As a U.S. helicopter goes down in Iraq, the president prepares a "new defense" of his war.

Published August 22, 2007 11:32AM (EDT)

Fourteen American soldiers were killed today when their helicopter went down in northern Iraq, a stark reminder -- as if we needed one -- of the high price of the president's war.

At the beginning of this year, George W. Bush said he had a choice to make: maintain the "unacceptable" status quo in Iraq, begin bringing U.S. troops home or send even more soldiers to fight. The president chose the last of these, of course. And in the seven months since he did, approximately 700 more U.S. soldiers have died in Iraq.

Now, even as he walks away from the man whose government the "surge" was supposed to be propping up, Bush is said to be preparing a "new defense" of the war. In a speech before the Veterans of Foreign Wars today, the president will accuse those who advocate a troop withdrawal of wanting to "pull the rug out from under the troops ... just as they are gaining momentum and changing the dynamic on the ground in Iraq."

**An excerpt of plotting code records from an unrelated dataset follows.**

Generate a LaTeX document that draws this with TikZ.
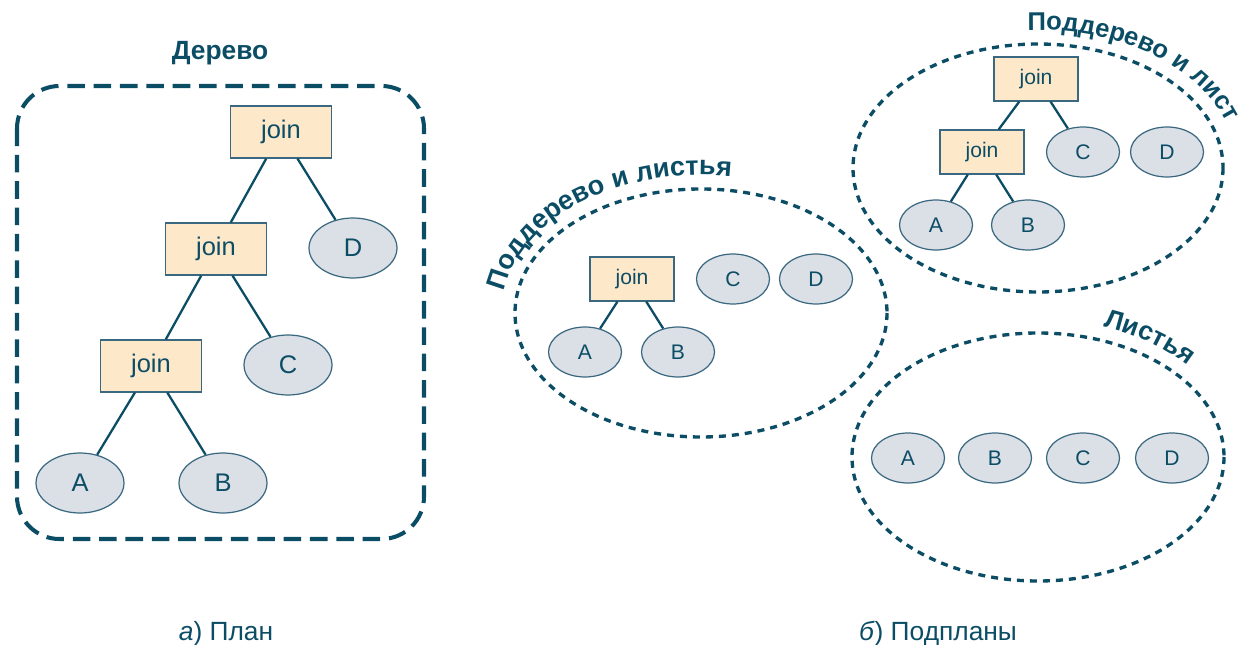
\documentclass[tikz,border=0pt]{standalone}
\usepackage{fontspec}
\setmainfont{Liberation Sans}
\usetikzlibrary{shapes.geometric,decorations.text}
\definecolor{ink}{RGB}{12,77,102}
\definecolor{rim}{RGB}{58,104,128}
\definecolor{boxfill}{RGB}{254,232,202}
\definecolor{leaffill}{RGB}{219,223,230}

\begin{document}
\begin{tikzpicture}[x=0.02cm,y=-0.02cm,
  opbig/.style={draw=rim, fill=boxfill, line width=0.7pt, inner sep=0pt,
    minimum width=2.02cm, minimum height=1.04cm, text=ink,
    font=\fontsize{14.5}{16}\selectfont},
  leafbig/.style={ellipse, draw=rim, fill=leaffill, line width=0.7pt, inner sep=0pt,
    minimum width=1.76cm, minimum height=1.2cm, text=ink,
    font=\fontsize{14.5}{16}\selectfont},
  opsmall/.style={draw=rim, fill=boxfill, line width=0.7pt, inner sep=0pt,
    minimum width=1.68cm, minimum height=0.88cm, text=ink,
    font=\fontsize{12}{14}\selectfont},
  leafsmall/.style={ellipse, draw=rim, fill=leaffill, line width=0.7pt, inner sep=0pt,
    minimum width=1.46cm, minimum height=1.0cm, text=ink,
    font=\fontsize{12}{14}\selectfont},
  link/.style={draw=ink, line width=1.3pt},
  group/.style={draw=ink, line width=1.9pt, dash pattern=on 4pt off 3.4pt},
  frame/.style={draw=ink, line width=2.3pt, dash pattern=on 10pt off 5pt, rounded corners=0.85cm},
  heading/.style={text=ink, font=\fontsize{15}{18}\selectfont\bfseries},
  caption/.style={text=ink, font=\fontsize{15}{18}\selectfont, anchor=base},
]
\useasboundingbox (0,0) rectangle (1244,645);

% ---------- plan: the whole tree ----------
\node[heading, anchor=base] (treetitle) at (220,60) {Дерево};
\draw[frame] (17,86) rectangle (424,539);

\node[opbig] (j1) at (281,132) {join};
\node[opbig] (j2) at (216,249) {join};
\node[opbig] (j3) at (151,366) {join};
\node[leafbig] (d) at (353,248) {D};
\node[leafbig] (c) at (288,365) {C};
\node[leafbig] (a) at (80,483) {A};
\node[leafbig] (b) at (223,483) {B};
\draw[link] (j1) -- (j2);
\draw[link] (j1) -- (d);
\draw[link] (j2) -- (j3);
\draw[link] (j2) -- (c);
\draw[link] (j3) -- (a);
\draw[link] (j3) -- (b);

% ---------- subplan: subtree and leaves ----------
\draw[group] (701,313) ellipse [x radius=186, y radius=124];
\path[decorate, decoration={text along path, text align=left,
    text={|\fontsize{15.4}{18}\selectfont\bfseries\color{ink}|Поддерево и листья}}]
  (701,313) ++(-171:200 and 138) arc[start angle=-171, end angle=-70, x radius=200, y radius=138];
\node[opsmall] (mj) at (632,279) {join};
\node[leafsmall] (mc) at (733,279) {C};
\node[leafsmall] (md) at (816,279) {D};
\node[leafsmall] (ma) at (585,352) {A};
\node[leafsmall] (mb) at (678,352) {B};
\draw[link] (mj) -- (ma);
\draw[link] (mj) -- (mb);

% ---------- subplan: larger subtree and a leaf ----------
\draw[group] (1038,168) ellipse [x radius=185, y radius=124];
\path[decorate, decoration={text along path, text align=left,
    text={|\fontsize{14.6}{18}\selectfont\bfseries\color{ink}|Поддерево и лист}}]
  (1038,168) ++(-93:200 and 138) arc[start angle=-93, end angle=0, x radius=200, y radius=138];
\node[opsmall] (rj1) at (1036,79) {join};
\node[opsmall] (rj2) at (982,152) {join};
\node[leafsmall] (rc) at (1083,152) {C};
\node[leafsmall] (rd) at (1167,152) {D};
\node[leafsmall] (ra) at (936,225) {A};
\node[leafsmall] (rb) at (1028,225) {B};
\draw[link] (rj1) -- (rj2);
\draw[link] (rj1) -- (rc);
\draw[link] (rj2) -- (ra);
\draw[link] (rj2) -- (rb);

% ---------- subplan: leaves only ----------
\draw[group] (1038,457) ellipse [x radius=186, y radius=124];
\path[decorate, decoration={text along path, text align=left,
    text={|\fontsize{15}{18}\selectfont\bfseries\color{ink}|Листья}}]
  (1038,457) ++(-71:200 and 138) arc[start angle=-71, end angle=-10, x radius=200, y radius=138];
\node[leafsmall] (la) at (908,458) {A};
\node[leafsmall] (lb) at (995,458) {B};
\node[leafsmall] (lc) at (1083,458) {C};
\node[leafsmall] (ld) at (1172,458) {D};

% ---------- captions ----------
\node[caption] (capa) at (226,640) {\textit{а}) План};
\node[caption] (capb) at (938,640) {\textit{б}) Подпланы};
\end{tikzpicture}
\end{document}
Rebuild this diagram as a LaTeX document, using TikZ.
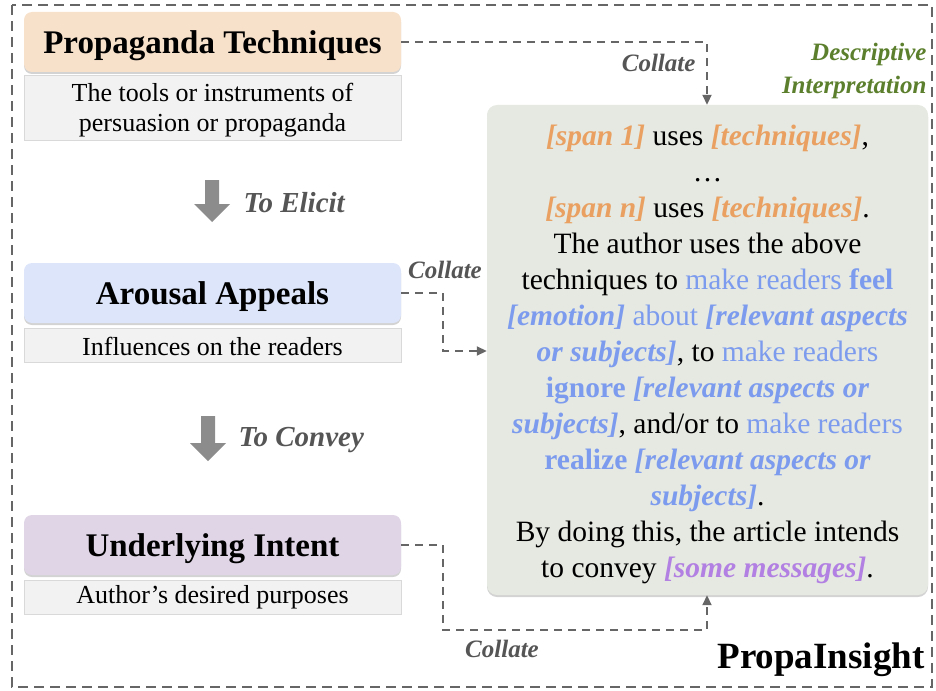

Gaining momentum? Changing the dynamic?

We have no doubt that keeping an infinite number of U.S. troops on the ground in Iraq indefinitely could have some salutary effect on the level of violence there. But we know, because our military leaders tell us, that the United States can't sustain even the current troop levels in Iraq for long. We know, because even Bush now comes close to acknowledging it, that the Iraqi government isn't making the political progress that might transform short-term military gains into any kind of long-term success. And we know, because we've seen this movie before, exactly what's going to happen next. As Gen. David Petraeus reports back to the White House next month, the president will make a case for more time, Congress will eventually give it to him, and we'll do this all over again six months from now.

Will anything have changed in any measurable way by then -- anything but the death toll, that is? The president's rug may still say "optimistic person comes to work," but he'll have to pardon the rest of us if we don't share his sunny outlook. Fourteen American families will learn today that they've lost somebody they love in a war that never should have been fought. The Iraqi parliament remains on vacation.

By Tim Grieve

Tim Grieve is a senior writer and the author of Salon's War Room blog.